COLLECTED DATA:

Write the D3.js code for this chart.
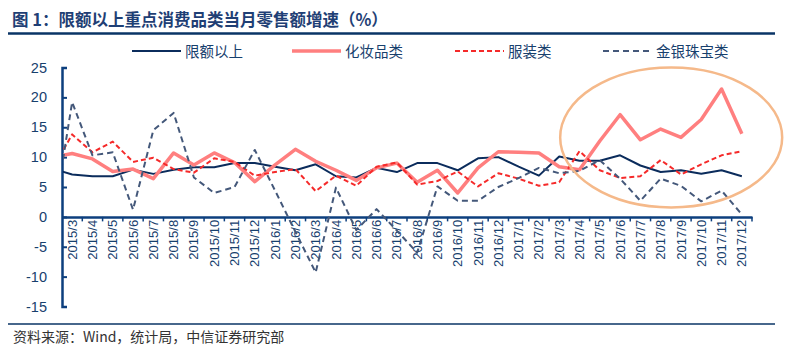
<!DOCTYPE html>
<html>
<head>
<meta charset="utf-8">
<script src="https://cdn.jsdelivr.net/npm/d3@7"></script>
<style>
  body { margin: 0; background: #fff; }
  svg { display: block; font-family: "Liberation Sans", Arial, "Noto Sans CJK SC", sans-serif; }
</style>
</head>
<body>
<div id="chart"></div>
<script>
// month labels (x axis)
const months = [
  "2015/3", "2015/4", "2015/5", "2015/6", "2015/7", "2015/8", "2015/9", "2015/10", "2015/11", "2015/12",
  "2016/1", "2016/2", "2016/3", "2016/4", "2016/5", "2016/6", "2016/7", "2016/8", "2016/9", "2016/10", "2016/11", "2016/12",
  "2017/1", "2017/2", "2017/3", "2017/4", "2017/5", "2017/6", "2017/7", "2017/8", "2017/9", "2017/10", "2017/11", "2017/12"
];
const yTicks = [-15, -10, -5, 0, 5, 10, 15, 20, 25];

// series values, % yoy
const totalAbove = [7.1, 6.8, 6.8, 7.9, 7.2, 7.9, 8.3, 8.3, 9.0, 9.0,
  8.4, 7.8, 8.8, 6.8, 6.6, 8.2, 7.5, 9.0, 9.0, 7.8, 9.8, 10.0,
  8.4, 6.9, 10.1, 9.4, 9.4, 10.3, 8.6, 7.5, 7.8, 7.2, 7.8, 6.8];
const cosmetics = [10.6, 9.7, 7.6, 8.0, 6.4, 10.7, 8.7, 10.7, 9.1, 5.9,
  8.7, 11.3, 9.3, 7.8, 6.1, 8.2, 9.0, 5.8, 7.8, 4.0, 8.2, 10.9,
  10.8, 10.7, 8.4, 7.9, 12.7, 17.1, 12.9, 14.7, 13.3, 16.3, 21.4, 13.9];
const clothing = [13.8, 10.8, 12.6, 9.2, 9.9, 8.0, 7.4, 9.8, 9.2, 6.9,
  7.5, 8.0, 4.3, 6.9, 5.2, 8.4, 9.1, 5.4, 6.0, 7.6, 5.1, 7.3,
  6.4, 5.2, 5.8, 11.0, 7.8, 6.5, 6.8, 9.5, 7.1, 8.8, 10.3, 11.0];
const jewelry = [19.2, 10.3, 10.8, 1.2, 14.5, 17.4, 6.6, 4.0, 5.0, 11.2,
  4.4, -2.5, -9.3, 4.9, -2.2, 1.3, -2.3, -6.0, 5.1, 2.7, 2.7, 5.0,
  6.5, 8.2, 7.3, 7.7, 9.5, 6.4, 2.7, 6.4, 5.2, 2.6, 4.4, 0.4];
// 2015/2 values: only the part right of the y axis shows
const prevMonth = { total: 8.1, cosmetics: 10.0, clothing: 7.8, jewelry: -2.0 };

const seriesList = [
  { name: "限额以上", values: totalAbove, lead: prevMonth.total, color: "#0b2c5c", width: 2, dash: null },
  { name: "化妆品类", values: cosmetics, lead: prevMonth.cosmetics, color: "#ff7f7f", width: 3.5, dash: null },
  { name: "服装类", values: clothing, lead: prevMonth.clothing, color: "#f52a2a", width: 2, dash: "5,3" },
  { name: "金银珠宝类", values: jewelry, lead: prevMonth.jewelry, color: "#44587a", width: 2, dash: "6,4" }
];

const width = 792, height = 354;
const axisColor = "#0d3f7e";
const textColor = "#17406d";

const svg = d3.select("#chart").append("svg")
  .attr("width", width)
  .attr("height", height);

// title + rules
svg.append("text")
  .attr("x", 12).attr("y", 26)
  .attr("font-family", "'Noto Sans CJK SC', sans-serif")
  .attr("font-size", 16.5).attr("font-weight", "bold")
  .attr("fill", "#1f3f75")
  .text("图 1：限额以上重点消费品类当月零售额增速（%）");
svg.append("line")
  .attr("x1", 8).attr("x2", 775).attr("y1", 33.5).attr("y2", 33.5)
  .attr("stroke", "#0a3466").attr("stroke-width", 2.5);
svg.append("line")
  .attr("x1", 8).attr("x2", 775).attr("y1", 324).attr("y2", 324)
  .attr("stroke", "#0a3466").attr("stroke-width", 1.5);
svg.append("text")
  .attr("x", 13).attr("y", 342)
  .attr("font-family", "'Noto Sans CJK SC', sans-serif")
  .attr("font-size", 14).attr("fill", "#333")
  .text("资料来源：Wind，统计局，中信证券研究部");

// scales
const x = d3.scaleBand().domain(months).range([62, 752]).paddingInner(0).paddingOuter(0);
const bw = x.bandwidth();
const cx = m => x(m) + bw / 2;
const y = d3.scaleLinear().domain([-15, 25]).range([306.5, 67.5]);

// y axis
const yAxis = svg.append("g")
  .attr("transform", "translate(62,0)")
  .call(d3.axisRight(y).tickValues(yTicks).tickSize(5).tickFormat(""));
yAxis.select(".domain").attr("stroke", axisColor).attr("stroke-width", 2.5);
yAxis.selectAll(".tick line").attr("stroke", axisColor).attr("stroke-width", 2);
svg.append("g").selectAll("text")
  .data(yTicks).join("text")
  .attr("x", 47).attr("y", d => y(d) + 5)
  .attr("text-anchor", "end")
  .attr("font-size", 14.5).attr("fill", textColor)
  .text(d => d);

// x axis at zero
const xAxis = svg.append("g")
  .attr("transform", `translate(0,${y(0)})`)
  .call(d3.axisBottom(x).tickSize(0).tickSizeOuter(0));
xAxis.select(".domain").attr("stroke", axisColor).attr("stroke-width", 2.5);
xAxis.selectAll(".tick text")
  .attr("transform", "rotate(-90)")
  .attr("x", -3).attr("y", 0).attr("dy", "0.35em")
  .attr("text-anchor", "end")
  .attr("font-family", "'Liberation Sans', Arial, sans-serif")
  .attr("font-size", 13).attr("fill", textColor);
svg.append("g").selectAll("line")
  .data(months.slice(1).concat(["end"])).join("line")
  .attr("x1", d => d === "end" ? 752 : x(d)).attr("x2", d => d === "end" ? 752 : x(d))
  .attr("y1", y(0)).attr("y2", y(0) + 4.5)
  .attr("stroke", axisColor).attr("stroke-width", 1.5);

// clip so the 2015/2 lead segment stops at the y axis
svg.append("clipPath").attr("id", "plot-clip")
  .append("rect").attr("x", 63).attr("y", 40).attr("width", 700).attr("height", 280);

const line = d3.line().x(d => d.x).y(d => y(d.v));
const plot = svg.append("g").attr("clip-path", "url(#plot-clip)");
seriesList.forEach(s => {
  const pts = [{ x: cx(months[0]) - bw, v: s.lead }]
    .concat(s.values.map((v, i) => ({ x: cx(months[i]), v })));
  plot.append("path")
    .datum(pts)
    .attr("d", line)
    .attr("fill", "none")
    .attr("stroke", s.color)
    .attr("stroke-width", s.width)
    .attr("stroke-linejoin", "round")
    .attr("stroke-dasharray", s.dash);
});

// highlight ellipse round the late-2017 surge
svg.append("ellipse")
  .attr("cx", (x("2017/4") + 752 + 33) / 2 - 6)
  .attr("cy", y(13.3))
  .attr("rx", 111).attr("ry", 70)
  .attr("fill", "none")
  .attr("stroke", "#f5b98a").attr("stroke-width", 2.5);

// legend
const legendX = [132, 292, 455, 603];
const legend = svg.append("g").selectAll("g")
  .data(seriesList).join("g")
  .attr("transform", (d, i) => `translate(${legendX[i]},51)`);
legend.append("line")
  .attr("x1", 0).attr("x2", 49).attr("y1", 0).attr("y2", 0)
  .attr("stroke", d => d.color)
  .attr("stroke-width", d => d.width)
  .attr("stroke-dasharray", d => d.dash);
legend.append("text")
  .attr("x", 53).attr("y", 5.5)
  .attr("font-family", "'Noto Sans CJK SC', sans-serif")
  .attr("font-size", 14.5).attr("fill", textColor)
  .text(d => d.name);
</script>
</body>
</html>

THE TASK:
Exactly as they appear, print the lines of the listing above from its first line through the line that contains "15, 20, 25];", minus the pictures.

THE ANSWER:
Write the D3.js code for this chart.
<!DOCTYPE html>
<html>
<head>
<meta charset="utf-8">
<script src="https://cdn.jsdelivr.net/npm/d3@7"></script>
<style>
  body { margin: 0; background: #fff; }
  svg { display: block; font-family: "Liberation Sans", Arial, "Noto Sans CJK SC", sans-serif; }
</style>
</head>
<body>
<div id="chart"></div>
<script>
// month labels (x axis)
const months = [
  "2015/3", "2015/4", "2015/5", "2015/6", "2015/7", "2015/8", "2015/9", "2015/10", "2015/11", "2015/12",
  "2016/1", "2016/2", "2016/3", "2016/4", "2016/5", "2016/6", "2016/7", "2016/8", "2016/9", "2016/10", "2016/11", "2016/12",
  "2017/1", "2017/2", "2017/3", "2017/4", "2017/5", "2017/6", "2017/7", "2017/8", "2017/9", "2017/10", "2017/11", "2017/12"
];
const yTicks = [-15, -10, -5, 0, 5, 10, 15, 20, 25];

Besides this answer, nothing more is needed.